[What you should do]: Output the line that holds "What Apache ECharts", the line that holds "const cuoBulkErr = [3.8, 3.5, 2.6, 3.3];", and every line between them, exactly, but none of the pictures.

Charts and diagrams as code
──────

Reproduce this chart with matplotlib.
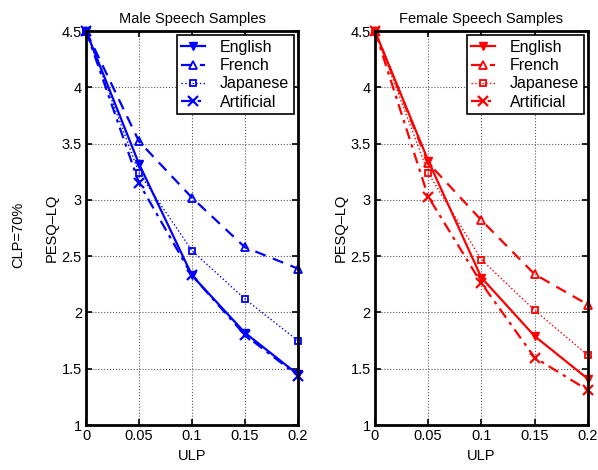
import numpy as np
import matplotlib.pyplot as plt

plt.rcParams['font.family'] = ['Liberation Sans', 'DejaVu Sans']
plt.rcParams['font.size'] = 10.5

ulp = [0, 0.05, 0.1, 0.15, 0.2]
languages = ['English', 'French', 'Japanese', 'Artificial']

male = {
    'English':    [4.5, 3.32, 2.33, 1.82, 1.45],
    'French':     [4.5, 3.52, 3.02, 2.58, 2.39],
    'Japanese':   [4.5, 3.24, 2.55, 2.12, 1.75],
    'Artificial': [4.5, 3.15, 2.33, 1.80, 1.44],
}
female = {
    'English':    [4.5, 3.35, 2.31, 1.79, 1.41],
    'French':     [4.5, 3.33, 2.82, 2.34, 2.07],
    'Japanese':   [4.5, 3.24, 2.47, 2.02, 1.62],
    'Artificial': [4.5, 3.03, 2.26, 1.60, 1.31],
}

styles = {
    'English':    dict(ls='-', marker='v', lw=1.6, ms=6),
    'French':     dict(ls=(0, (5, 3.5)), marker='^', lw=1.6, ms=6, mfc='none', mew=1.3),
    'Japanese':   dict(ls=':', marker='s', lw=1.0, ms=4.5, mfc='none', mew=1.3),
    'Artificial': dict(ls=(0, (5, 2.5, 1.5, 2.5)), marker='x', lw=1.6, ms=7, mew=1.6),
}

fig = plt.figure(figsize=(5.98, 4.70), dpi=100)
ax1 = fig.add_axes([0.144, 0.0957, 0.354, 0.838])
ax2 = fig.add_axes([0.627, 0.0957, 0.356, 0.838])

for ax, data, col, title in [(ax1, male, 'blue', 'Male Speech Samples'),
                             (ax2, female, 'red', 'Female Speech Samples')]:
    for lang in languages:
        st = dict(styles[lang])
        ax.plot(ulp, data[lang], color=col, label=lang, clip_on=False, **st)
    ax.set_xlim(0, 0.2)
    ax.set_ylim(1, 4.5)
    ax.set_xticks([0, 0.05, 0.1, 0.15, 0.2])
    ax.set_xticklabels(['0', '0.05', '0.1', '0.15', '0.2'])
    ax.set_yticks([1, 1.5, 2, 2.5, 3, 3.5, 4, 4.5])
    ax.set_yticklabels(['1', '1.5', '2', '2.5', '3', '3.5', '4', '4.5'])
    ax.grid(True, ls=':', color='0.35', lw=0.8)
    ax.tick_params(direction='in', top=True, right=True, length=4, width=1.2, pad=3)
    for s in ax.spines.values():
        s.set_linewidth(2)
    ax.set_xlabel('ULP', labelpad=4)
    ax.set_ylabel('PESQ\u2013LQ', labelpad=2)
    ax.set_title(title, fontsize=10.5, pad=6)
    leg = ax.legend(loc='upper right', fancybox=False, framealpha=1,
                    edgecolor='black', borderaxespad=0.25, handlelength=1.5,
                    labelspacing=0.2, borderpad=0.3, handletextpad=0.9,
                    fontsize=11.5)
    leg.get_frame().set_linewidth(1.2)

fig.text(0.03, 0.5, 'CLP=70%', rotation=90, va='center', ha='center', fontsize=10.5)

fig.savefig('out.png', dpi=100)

──────

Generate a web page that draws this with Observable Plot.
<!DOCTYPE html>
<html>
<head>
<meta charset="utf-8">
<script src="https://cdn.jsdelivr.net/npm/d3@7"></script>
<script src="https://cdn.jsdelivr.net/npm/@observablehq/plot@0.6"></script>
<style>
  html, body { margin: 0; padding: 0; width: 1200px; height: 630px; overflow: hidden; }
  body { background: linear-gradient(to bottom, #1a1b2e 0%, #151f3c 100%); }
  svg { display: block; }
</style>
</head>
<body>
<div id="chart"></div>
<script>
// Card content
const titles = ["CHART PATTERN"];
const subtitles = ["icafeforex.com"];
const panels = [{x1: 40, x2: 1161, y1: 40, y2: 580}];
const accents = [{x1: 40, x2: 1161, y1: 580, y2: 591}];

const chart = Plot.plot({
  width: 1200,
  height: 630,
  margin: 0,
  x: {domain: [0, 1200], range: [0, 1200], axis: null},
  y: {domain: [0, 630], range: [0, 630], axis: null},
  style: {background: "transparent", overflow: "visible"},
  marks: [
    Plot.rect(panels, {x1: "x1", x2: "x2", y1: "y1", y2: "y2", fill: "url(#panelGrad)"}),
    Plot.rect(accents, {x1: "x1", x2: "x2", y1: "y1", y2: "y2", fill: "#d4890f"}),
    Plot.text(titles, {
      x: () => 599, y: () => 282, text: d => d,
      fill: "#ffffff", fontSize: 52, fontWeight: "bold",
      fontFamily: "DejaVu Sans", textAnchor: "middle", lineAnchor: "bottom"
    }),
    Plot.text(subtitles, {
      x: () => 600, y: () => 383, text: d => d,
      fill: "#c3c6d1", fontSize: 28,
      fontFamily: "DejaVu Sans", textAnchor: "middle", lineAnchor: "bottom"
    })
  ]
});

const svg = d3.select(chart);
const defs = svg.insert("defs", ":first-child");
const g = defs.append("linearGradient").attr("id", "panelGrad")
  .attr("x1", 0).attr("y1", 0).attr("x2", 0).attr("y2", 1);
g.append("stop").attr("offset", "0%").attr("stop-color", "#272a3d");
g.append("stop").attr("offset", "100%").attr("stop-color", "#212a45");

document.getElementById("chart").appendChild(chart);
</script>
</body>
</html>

──────

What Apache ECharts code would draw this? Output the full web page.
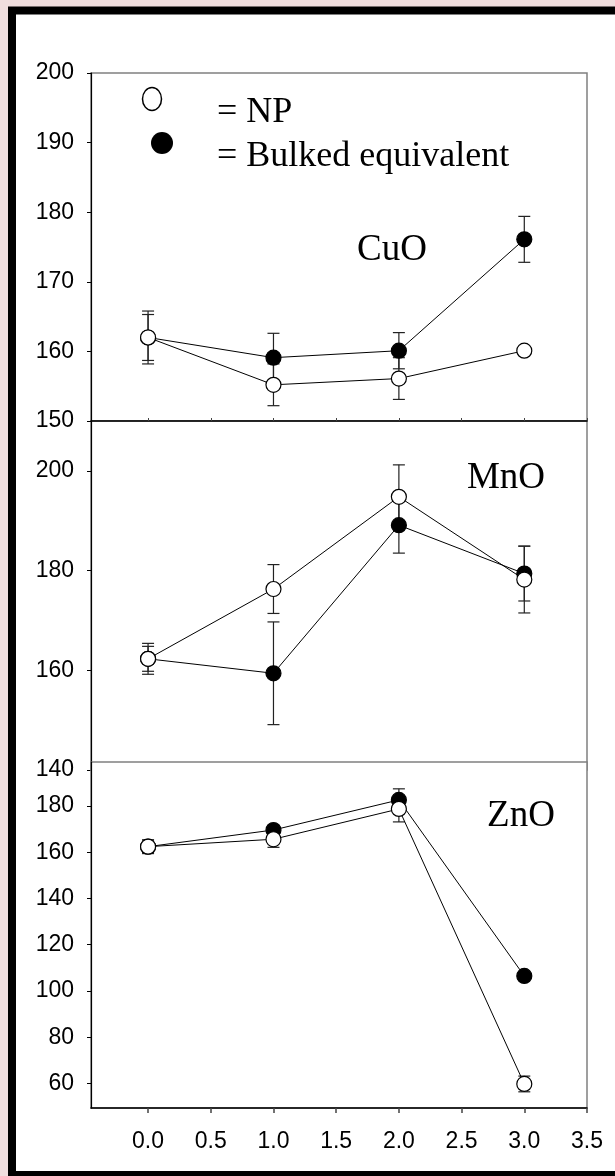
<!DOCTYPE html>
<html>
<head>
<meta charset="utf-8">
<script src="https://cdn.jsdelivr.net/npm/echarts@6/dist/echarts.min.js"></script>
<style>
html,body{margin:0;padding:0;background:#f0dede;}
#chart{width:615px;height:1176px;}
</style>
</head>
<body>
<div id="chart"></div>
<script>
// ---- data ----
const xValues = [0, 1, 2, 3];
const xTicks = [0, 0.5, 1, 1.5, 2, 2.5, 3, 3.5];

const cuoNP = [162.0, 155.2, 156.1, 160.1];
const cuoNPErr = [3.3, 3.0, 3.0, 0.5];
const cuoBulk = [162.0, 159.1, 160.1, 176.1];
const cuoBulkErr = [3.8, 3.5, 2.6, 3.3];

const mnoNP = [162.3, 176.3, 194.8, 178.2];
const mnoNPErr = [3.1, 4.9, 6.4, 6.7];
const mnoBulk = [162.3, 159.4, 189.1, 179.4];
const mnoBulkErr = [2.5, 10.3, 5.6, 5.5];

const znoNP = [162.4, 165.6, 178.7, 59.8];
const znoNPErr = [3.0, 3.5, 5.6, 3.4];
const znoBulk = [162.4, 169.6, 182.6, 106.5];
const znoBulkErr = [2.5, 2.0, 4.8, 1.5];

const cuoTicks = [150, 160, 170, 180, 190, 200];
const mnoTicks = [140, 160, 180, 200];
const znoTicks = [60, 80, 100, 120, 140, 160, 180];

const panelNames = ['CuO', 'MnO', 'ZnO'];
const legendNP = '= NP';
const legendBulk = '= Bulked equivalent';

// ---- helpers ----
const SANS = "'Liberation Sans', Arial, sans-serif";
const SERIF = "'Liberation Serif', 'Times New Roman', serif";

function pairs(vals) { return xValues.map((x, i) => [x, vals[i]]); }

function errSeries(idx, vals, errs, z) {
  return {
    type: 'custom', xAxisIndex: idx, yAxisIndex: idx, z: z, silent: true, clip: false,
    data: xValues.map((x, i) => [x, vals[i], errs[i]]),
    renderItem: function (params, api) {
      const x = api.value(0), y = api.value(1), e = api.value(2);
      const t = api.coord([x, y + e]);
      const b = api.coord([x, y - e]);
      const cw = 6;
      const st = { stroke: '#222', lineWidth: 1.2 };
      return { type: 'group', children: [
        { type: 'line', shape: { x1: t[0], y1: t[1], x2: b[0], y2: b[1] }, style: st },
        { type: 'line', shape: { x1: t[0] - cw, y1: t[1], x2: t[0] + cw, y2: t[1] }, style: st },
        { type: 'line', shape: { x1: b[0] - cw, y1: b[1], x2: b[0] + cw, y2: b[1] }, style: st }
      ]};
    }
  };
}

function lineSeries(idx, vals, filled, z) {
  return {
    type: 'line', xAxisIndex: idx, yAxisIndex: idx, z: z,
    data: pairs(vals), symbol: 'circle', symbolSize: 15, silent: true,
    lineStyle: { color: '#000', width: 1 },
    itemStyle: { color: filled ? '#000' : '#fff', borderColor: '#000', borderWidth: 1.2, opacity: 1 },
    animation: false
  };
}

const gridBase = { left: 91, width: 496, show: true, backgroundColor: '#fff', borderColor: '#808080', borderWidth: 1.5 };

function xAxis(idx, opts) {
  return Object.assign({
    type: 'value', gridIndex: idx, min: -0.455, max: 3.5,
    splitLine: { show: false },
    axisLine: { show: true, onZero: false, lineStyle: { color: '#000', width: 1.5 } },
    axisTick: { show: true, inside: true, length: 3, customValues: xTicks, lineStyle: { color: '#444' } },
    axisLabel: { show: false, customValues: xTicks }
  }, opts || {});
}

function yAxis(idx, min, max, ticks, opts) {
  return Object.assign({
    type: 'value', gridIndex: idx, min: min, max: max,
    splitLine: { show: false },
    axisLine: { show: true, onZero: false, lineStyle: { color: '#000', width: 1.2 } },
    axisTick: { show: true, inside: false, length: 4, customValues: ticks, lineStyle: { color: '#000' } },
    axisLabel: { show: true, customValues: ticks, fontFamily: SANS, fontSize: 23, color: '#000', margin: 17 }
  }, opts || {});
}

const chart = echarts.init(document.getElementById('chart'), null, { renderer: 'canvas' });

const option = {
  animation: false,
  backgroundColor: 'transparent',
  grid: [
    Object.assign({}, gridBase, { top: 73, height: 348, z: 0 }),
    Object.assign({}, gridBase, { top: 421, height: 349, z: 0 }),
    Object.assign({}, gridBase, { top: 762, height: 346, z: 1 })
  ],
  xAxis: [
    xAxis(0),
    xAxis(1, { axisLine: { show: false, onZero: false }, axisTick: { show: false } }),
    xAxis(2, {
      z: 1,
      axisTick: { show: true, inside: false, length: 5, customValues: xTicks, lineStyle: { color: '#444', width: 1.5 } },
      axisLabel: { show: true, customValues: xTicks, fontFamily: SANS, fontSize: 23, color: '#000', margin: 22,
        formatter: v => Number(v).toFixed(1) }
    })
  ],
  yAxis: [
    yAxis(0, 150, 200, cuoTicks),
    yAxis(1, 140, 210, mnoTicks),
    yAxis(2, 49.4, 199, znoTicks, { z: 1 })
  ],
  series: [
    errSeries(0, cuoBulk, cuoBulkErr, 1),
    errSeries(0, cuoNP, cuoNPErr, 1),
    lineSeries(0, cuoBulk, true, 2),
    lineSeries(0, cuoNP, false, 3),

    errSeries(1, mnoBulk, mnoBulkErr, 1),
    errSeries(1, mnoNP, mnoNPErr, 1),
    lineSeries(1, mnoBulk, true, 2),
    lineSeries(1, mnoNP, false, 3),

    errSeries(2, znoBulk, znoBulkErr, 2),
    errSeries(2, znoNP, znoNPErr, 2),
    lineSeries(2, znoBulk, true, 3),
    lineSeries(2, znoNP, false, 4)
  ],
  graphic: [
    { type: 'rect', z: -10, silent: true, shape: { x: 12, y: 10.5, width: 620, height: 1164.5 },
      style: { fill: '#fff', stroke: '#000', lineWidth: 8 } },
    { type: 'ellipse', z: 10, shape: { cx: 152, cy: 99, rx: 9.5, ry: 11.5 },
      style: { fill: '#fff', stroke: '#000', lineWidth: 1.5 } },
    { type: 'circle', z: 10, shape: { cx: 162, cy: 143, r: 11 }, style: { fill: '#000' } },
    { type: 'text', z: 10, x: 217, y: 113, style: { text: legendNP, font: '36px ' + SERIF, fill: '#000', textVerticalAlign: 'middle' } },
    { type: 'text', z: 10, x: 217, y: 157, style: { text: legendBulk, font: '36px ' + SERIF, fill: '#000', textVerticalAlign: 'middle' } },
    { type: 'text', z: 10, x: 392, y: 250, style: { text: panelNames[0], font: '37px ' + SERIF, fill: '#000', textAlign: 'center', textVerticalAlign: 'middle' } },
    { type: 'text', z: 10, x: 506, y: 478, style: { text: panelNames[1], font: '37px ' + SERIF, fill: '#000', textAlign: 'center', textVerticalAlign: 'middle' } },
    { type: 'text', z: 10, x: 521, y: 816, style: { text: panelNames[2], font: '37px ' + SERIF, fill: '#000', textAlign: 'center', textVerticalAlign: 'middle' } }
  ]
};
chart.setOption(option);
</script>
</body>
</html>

──────

[Answer to the exercise]:
What Apache ECharts code would draw this? Output the full web page.
<!DOCTYPE html>
<html>
<head>
<meta charset="utf-8">
<script src="https://cdn.jsdelivr.net/npm/echarts@6/dist/echarts.min.js"></script>
<style>
html,body{margin:0;padding:0;background:#f0dede;}
#chart{width:615px;height:1176px;}
</style>
</head>
<body>
<div id="chart"></div>
<script>
// ---- data ----
const xValues = [0, 1, 2, 3];
const xTicks = [0, 0.5, 1, 1.5, 2, 2.5, 3, 3.5];

const cuoNP = [162.0, 155.2, 156.1, 160.1];
const cuoNPErr = [3.3, 3.0, 3.0, 0.5];
const cuoBulk = [162.0, 159.1, 160.1, 176.1];
const cuoBulkErr = [3.8, 3.5, 2.6, 3.3];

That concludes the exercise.